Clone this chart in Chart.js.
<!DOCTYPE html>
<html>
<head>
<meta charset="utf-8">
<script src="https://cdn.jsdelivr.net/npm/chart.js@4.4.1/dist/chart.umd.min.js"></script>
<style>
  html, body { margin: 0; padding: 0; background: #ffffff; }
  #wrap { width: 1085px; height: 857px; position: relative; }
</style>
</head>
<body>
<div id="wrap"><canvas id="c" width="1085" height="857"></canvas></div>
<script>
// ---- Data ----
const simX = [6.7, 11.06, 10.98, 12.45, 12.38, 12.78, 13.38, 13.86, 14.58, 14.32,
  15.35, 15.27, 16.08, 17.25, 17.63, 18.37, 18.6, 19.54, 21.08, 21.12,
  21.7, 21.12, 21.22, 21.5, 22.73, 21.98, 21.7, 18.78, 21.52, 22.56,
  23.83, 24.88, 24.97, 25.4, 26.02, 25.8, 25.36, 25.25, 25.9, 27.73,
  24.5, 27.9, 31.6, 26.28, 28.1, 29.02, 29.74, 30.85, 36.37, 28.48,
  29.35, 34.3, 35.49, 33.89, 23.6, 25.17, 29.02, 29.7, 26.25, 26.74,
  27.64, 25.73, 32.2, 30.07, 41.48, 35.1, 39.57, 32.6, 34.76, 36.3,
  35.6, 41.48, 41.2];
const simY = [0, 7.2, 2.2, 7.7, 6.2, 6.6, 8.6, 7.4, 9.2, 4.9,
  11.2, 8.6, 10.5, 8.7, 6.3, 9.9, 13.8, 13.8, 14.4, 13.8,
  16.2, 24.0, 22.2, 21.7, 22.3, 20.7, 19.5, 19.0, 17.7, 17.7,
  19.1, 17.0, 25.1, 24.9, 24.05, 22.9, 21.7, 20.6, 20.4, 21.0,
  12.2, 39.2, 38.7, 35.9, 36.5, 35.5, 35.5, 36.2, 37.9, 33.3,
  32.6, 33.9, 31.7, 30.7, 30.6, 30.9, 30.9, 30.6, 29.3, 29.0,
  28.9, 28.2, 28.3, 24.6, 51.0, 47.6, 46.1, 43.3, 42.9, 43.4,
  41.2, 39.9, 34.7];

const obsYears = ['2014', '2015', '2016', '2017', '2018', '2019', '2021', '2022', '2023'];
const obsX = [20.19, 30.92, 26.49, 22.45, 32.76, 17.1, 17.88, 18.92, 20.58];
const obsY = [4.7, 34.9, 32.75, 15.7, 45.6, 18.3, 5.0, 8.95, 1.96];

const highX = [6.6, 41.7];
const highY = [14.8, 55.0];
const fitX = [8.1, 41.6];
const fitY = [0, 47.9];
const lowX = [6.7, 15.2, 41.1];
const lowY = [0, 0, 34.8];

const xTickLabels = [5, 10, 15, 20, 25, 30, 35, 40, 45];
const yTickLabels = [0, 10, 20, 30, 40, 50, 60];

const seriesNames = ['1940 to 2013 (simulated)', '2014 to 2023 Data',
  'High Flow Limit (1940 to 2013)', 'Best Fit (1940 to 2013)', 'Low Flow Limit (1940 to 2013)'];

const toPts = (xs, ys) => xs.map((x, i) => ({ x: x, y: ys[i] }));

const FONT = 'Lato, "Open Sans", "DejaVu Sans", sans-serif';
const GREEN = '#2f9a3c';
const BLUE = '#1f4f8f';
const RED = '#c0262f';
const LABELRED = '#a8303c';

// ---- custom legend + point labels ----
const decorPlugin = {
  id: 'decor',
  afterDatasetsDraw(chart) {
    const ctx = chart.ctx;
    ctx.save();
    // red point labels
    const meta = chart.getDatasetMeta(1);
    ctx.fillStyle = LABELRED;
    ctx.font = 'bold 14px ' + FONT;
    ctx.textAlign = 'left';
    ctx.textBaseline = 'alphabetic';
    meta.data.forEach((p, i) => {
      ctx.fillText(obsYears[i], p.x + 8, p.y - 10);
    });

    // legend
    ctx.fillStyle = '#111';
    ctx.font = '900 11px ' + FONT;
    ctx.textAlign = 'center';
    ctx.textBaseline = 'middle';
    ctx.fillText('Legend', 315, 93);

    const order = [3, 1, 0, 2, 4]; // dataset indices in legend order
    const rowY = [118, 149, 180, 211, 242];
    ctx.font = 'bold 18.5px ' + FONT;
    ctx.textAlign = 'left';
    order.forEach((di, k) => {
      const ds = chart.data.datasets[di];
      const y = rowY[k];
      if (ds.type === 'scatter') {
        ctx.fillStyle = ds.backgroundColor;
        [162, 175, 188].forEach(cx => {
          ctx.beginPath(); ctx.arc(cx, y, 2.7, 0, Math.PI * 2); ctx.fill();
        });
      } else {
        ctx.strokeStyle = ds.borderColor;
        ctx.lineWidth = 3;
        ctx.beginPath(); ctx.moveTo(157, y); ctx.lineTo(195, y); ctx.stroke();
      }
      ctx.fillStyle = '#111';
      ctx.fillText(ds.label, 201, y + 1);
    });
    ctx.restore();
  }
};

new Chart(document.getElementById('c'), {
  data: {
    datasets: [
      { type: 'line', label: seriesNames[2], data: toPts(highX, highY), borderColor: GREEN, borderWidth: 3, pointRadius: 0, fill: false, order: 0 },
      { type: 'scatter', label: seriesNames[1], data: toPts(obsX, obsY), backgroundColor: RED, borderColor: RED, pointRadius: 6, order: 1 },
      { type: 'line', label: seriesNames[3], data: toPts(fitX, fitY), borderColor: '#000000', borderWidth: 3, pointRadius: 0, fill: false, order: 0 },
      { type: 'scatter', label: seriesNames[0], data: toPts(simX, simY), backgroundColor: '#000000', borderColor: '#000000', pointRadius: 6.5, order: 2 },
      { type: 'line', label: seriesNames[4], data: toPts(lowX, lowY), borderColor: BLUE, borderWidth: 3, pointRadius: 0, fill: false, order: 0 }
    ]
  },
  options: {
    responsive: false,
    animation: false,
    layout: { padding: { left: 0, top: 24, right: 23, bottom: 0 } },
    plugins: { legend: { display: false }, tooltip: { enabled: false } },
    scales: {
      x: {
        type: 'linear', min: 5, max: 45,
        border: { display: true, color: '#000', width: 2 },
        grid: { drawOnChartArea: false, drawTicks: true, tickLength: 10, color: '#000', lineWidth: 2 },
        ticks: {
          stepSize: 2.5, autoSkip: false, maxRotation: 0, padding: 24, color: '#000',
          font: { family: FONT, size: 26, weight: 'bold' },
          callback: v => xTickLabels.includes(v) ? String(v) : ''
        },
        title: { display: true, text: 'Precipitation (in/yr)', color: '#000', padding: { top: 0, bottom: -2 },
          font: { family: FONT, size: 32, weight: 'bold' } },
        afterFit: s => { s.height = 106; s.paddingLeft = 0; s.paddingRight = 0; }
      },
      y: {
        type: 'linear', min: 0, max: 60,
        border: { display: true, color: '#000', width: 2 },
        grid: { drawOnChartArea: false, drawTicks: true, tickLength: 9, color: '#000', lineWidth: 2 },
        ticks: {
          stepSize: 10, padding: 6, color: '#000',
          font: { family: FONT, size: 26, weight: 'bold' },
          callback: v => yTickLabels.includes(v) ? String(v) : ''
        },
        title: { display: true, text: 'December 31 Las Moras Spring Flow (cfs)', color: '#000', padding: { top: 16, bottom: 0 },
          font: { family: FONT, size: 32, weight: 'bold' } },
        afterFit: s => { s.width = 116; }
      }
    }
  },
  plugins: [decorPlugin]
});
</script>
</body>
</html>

*Set problem*
Exactly repeat the lines above, from the opening line through the one with "const toPts = (xs, ys)", and include nothing else.

*The solution*
Clone this chart in Chart.js.
<!DOCTYPE html>
<html>
<head>
<meta charset="utf-8">
<script src="https://cdn.jsdelivr.net/npm/chart.js@4.4.1/dist/chart.umd.min.js"></script>
<style>
  html, body { margin: 0; padding: 0; background: #ffffff; }
  #wrap { width: 1085px; height: 857px; position: relative; }
</style>
</head>
<body>
<div id="wrap"><canvas id="c" width="1085" height="857"></canvas></div>
<script>
// ---- Data ----
const simX = [6.7, 11.06, 10.98, 12.45, 12.38, 12.78, 13.38, 13.86, 14.58, 14.32,
  15.35, 15.27, 16.08, 17.25, 17.63, 18.37, 18.6, 19.54, 21.08, 21.12,
  21.7, 21.12, 21.22, 21.5, 22.73, 21.98, 21.7, 18.78, 21.52, 22.56,
  23.83, 24.88, 24.97, 25.4, 26.02, 25.8, 25.36, 25.25, 25.9, 27.73,
  24.5, 27.9, 31.6, 26.28, 28.1, 29.02, 29.74, 30.85, 36.37, 28.48,
  29.35, 34.3, 35.49, 33.89, 23.6, 25.17, 29.02, 29.7, 26.25, 26.74,
  27.64, 25.73, 32.2, 30.07, 41.48, 35.1, 39.57, 32.6, 34.76, 36.3,
  35.6, 41.48, 41.2];
const simY = [0, 7.2, 2.2, 7.7, 6.2, 6.6, 8.6, 7.4, 9.2, 4.9,
  11.2, 8.6, 10.5, 8.7, 6.3, 9.9, 13.8, 13.8, 14.4, 13.8,
  16.2, 24.0, 22.2, 21.7, 22.3, 20.7, 19.5, 19.0, 17.7, 17.7,
  19.1, 17.0, 25.1, 24.9, 24.05, 22.9, 21.7, 20.6, 20.4, 21.0,
  12.2, 39.2, 38.7, 35.9, 36.5, 35.5, 35.5, 36.2, 37.9, 33.3,
  32.6, 33.9, 31.7, 30.7, 30.6, 30.9, 30.9, 30.6, 29.3, 29.0,
  28.9, 28.2, 28.3, 24.6, 51.0, 47.6, 46.1, 43.3, 42.9, 43.4,
  41.2, 39.9, 34.7];

const obsYears = ['2014', '2015', '2016', '2017', '2018', '2019', '2021', '2022', '2023'];
const obsX = [20.19, 30.92, 26.49, 22.45, 32.76, 17.1, 17.88, 18.92, 20.58];
const obsY = [4.7, 34.9, 32.75, 15.7, 45.6, 18.3, 5.0, 8.95, 1.96];

const highX = [6.6, 41.7];
const highY = [14.8, 55.0];
const fitX = [8.1, 41.6];
const fitY = [0, 47.9];
const lowX = [6.7, 15.2, 41.1];
const lowY = [0, 0, 34.8];

const xTickLabels = [5, 10, 15, 20, 25, 30, 35, 40, 45];
const yTickLabels = [0, 10, 20, 30, 40, 50, 60];

const seriesNames = ['1940 to 2013 (simulated)', '2014 to 2023 Data',
  'High Flow Limit (1940 to 2013)', 'Best Fit (1940 to 2013)', 'Low Flow Limit (1940 to 2013)'];

const toPts = (xs, ys) => xs.map((x, i) => ({ x: x, y: ys[i] }));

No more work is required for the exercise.